> _Given data_:
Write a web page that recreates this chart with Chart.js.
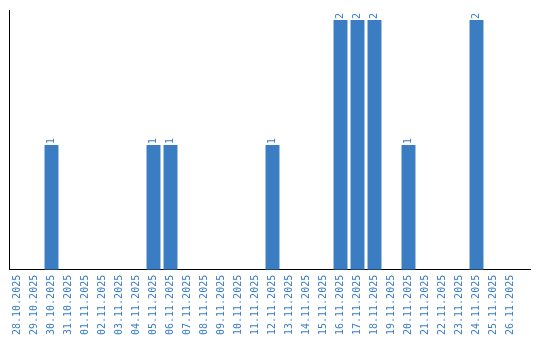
<!DOCTYPE html>
<html>
<head>
<meta charset="utf-8">
<script src="https://cdn.jsdelivr.net/npm/chart.js@4"></script>
<style>
  html, body { margin: 0; padding: 0; background: #fff; }
  #wrap { width: 540px; height: 340px; }
</style>
</head>
<body>
<div id="wrap"><canvas id="chart" width="540" height="340"></canvas></div>
<script>
// dates on the x axis
const dates = [
  '28.10.2025', '29.10.2025', '30.10.2025', '31.10.2025', '01.11.2025',
  '02.11.2025', '03.11.2025', '04.11.2025', '05.11.2025', '06.11.2025',
  '07.11.2025', '08.11.2025', '09.11.2025', '10.11.2025', '11.11.2025',
  '12.11.2025', '13.11.2025', '14.11.2025', '15.11.2025', '16.11.2025',
  '17.11.2025', '18.11.2025', '19.11.2025', '20.11.2025', '21.11.2025',
  '22.11.2025', '23.11.2025', '24.11.2025', '25.11.2025', '26.11.2025'
];
// count per day
const counts = [
  0, 0, 1, 0, 0,
  0, 0, 0, 1, 1,
  0, 0, 0, 0, 0,
  1, 0, 0, 0, 2,
  2, 2, 0, 1, 0,
  0, 0, 2, 0, 0
];

const blue = '#3b7dc2';
const labelFont = '10px "DejaVu Sans Mono", monospace';

// writes the value above each bar (rotated) and runs the x axis line a bit past the last bar
const valueLabels = {
  id: 'valueLabels',
  afterDatasetsDraw(chart) {
    const ctx = chart.ctx;
    const meta = chart.getDatasetMeta(0);
    ctx.save();
    ctx.font = labelFont;
    ctx.fillStyle = blue;
    ctx.textAlign = 'left';
    ctx.textBaseline = 'middle';
    meta.data.forEach((bar, i) => {
      const v = counts[i];
      if (!v) return;
      ctx.save();
      ctx.translate(bar.x, bar.y - 1);
      ctx.rotate(-Math.PI / 2);
      ctx.fillText(String(v), 0, 0);
      ctx.restore();
    });
    ctx.restore();
  },
  afterDraw(chart) {
    const { ctx, chartArea } = chart;
    const y = Math.round(chartArea.bottom) - 0.5;
    ctx.save();
    ctx.strokeStyle = '#000';
    ctx.lineWidth = 1;
    ctx.beginPath();
    ctx.moveTo(chartArea.right - 2, y);
    ctx.lineTo(chartArea.right + 12, y);
    ctx.stroke();
    ctx.restore();
  }
};

new Chart(document.getElementById('chart'), {
  type: 'bar',
  data: {
    labels: dates,
    datasets: [{
      data: counts,
      backgroundColor: blue,
      barPercentage: 0.82,
      categoryPercentage: 1
    }]
  },
  options: {
    responsive: false,
    animation: false,
    layout: { padding: { left: 9, top: 10, right: 21, bottom: 0 } },
    plugins: { legend: { display: false }, tooltip: { enabled: false } },
    scales: {
      x: {
        grid: { display: false, drawTicks: false },
        border: { display: true, color: '#000', width: 1 },
        ticks: {
          color: blue,
          font: { family: '"DejaVu Sans Mono", monospace', size: 10 },
          minRotation: 90,
          maxRotation: 90,
          autoSkip: false,
          padding: 5
        }
      },
      y: {
        min: 0,
        max: 2.08,
        grid: { display: false, drawTicks: false },
        border: { display: true, color: '#000', width: 1 },
        ticks: { display: false }
      }
    }
  },
  plugins: [valueLabels]
});
</script>
</body>
</html>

> _Short task_:
Quote, please, every line of the material above from its start through the line that has "const labelFont = '10px", reproducing the words exactly and dropping any images.

> _Task result_:
Write a web page that recreates this chart with Chart.js.
<!DOCTYPE html>
<html>
<head>
<meta charset="utf-8">
<script src="https://cdn.jsdelivr.net/npm/chart.js@4"></script>
<style>
  html, body { margin: 0; padding: 0; background: #fff; }
  #wrap { width: 540px; height: 340px; }
</style>
</head>
<body>
<div id="wrap"><canvas id="chart" width="540" height="340"></canvas></div>
<script>
// dates on the x axis
const dates = [
  '28.10.2025', '29.10.2025', '30.10.2025', '31.10.2025', '01.11.2025',
  '02.11.2025', '03.11.2025', '04.11.2025', '05.11.2025', '06.11.2025',
  '07.11.2025', '08.11.2025', '09.11.2025', '10.11.2025', '11.11.2025',
  '12.11.2025', '13.11.2025', '14.11.2025', '15.11.2025', '16.11.2025',
  '17.11.2025', '18.11.2025', '19.11.2025', '20.11.2025', '21.11.2025',
  '22.11.2025', '23.11.2025', '24.11.2025', '25.11.2025', '26.11.2025'
];
// count per day
const counts = [
  0, 0, 1, 0, 0,
  0, 0, 0, 1, 1,
  0, 0, 0, 0, 0,
  1, 0, 0, 0, 2,
  2, 2, 0, 1, 0,
  0, 0, 2, 0, 0
];

const blue = '#3b7dc2';
const labelFont = '10px "DejaVu Sans Mono", monospace';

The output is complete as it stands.